Sie haben gesagt, daß Hamburg so sicher werden soll wie Stuttgart oder München. Wie wollen Sie sich dann bei einem bundesweiten Antreten Ihrer Partei von der Union abheben?

Schill: Auf dem Gebiet der Sicherheitspolitik gibt es sicherlich Übereinstimmungen mit der CDU, bzw. kann ich insbesondere meinen Kollegen aus Bayern oder Sachsen ein Kompliment für ihre Politik aussprechen. Aus den Briefen und Anrufen der vielen Menschen aus ganz Deutschland ist aber zu erkennen, daß es Themenfelder gibt, bei denen viele Menschen unzufrieden sind. Wenn wir in anderen Bundesländern antreten, dann werden auch andere Themen als die Innere Sicherheit Wahlkampfschwerpunkt sein. Arbeitslosigkeit ist in den neuen Bundesländern ein enorm wichtiges Thema, das wir auf jeden Fall als eines der Schwerpunktthemen im Wahlkampf besetzen werden.
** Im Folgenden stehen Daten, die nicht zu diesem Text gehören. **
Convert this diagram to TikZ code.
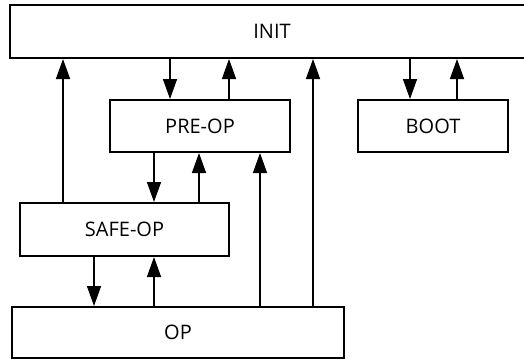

Vom politischen Gegner und den Medien werden Sie als „Rechtspopulist“ dargestellt, als eine Art deutscher Haider. Wie kommen Sie mit dieser Etikettierung zurecht?

Schill: Ich verbitte mir jeden Vergleich mit Jörg Haider, da er sich nicht von den Verbrechen des Dritten Reichs ausreichend distanziert hat. Es war im Wahlkampf ein probates Mittel des ehemaligen Senats, mich als „Rechtspopulisten“ darzustellen, und mich und meine Partei in eine „rechte“ Schublade zu packen, um sich einer argumentativen Auseinandersetzung mit uns zu verweigern. Der Versuch, mich in die „rechte Ecke“ zu stellen, war nur ein Versuch von Rot-Grün, um die drohende Wahlniederlage zu verhindern.

In Deutschland scheint es verboten zu sein, sich auf dem rechten Flügel zu positionieren. Wie soll eine ausgleichende und umfassende Demokratie funktionieren, wenn nur Linke und Mitte in den Parlamenten vertreten sind?

Schill: Ich würde mich und meine Partei nicht als rechts bezeichnen. Ich bin grundsätzlich liberal. Nur bei Verbrechern hört meine Liberalität auf. Ich würde das Funktionieren unserer Demokratie auch nicht an einer bestimmten politischen Richtung festmachen. Wichtig ist, daß die Politik die Bedürfnisse und Meinungen der Bevölkerung wahrnimmt und berücksichtigt, und ihre Politik daran ausrichtet.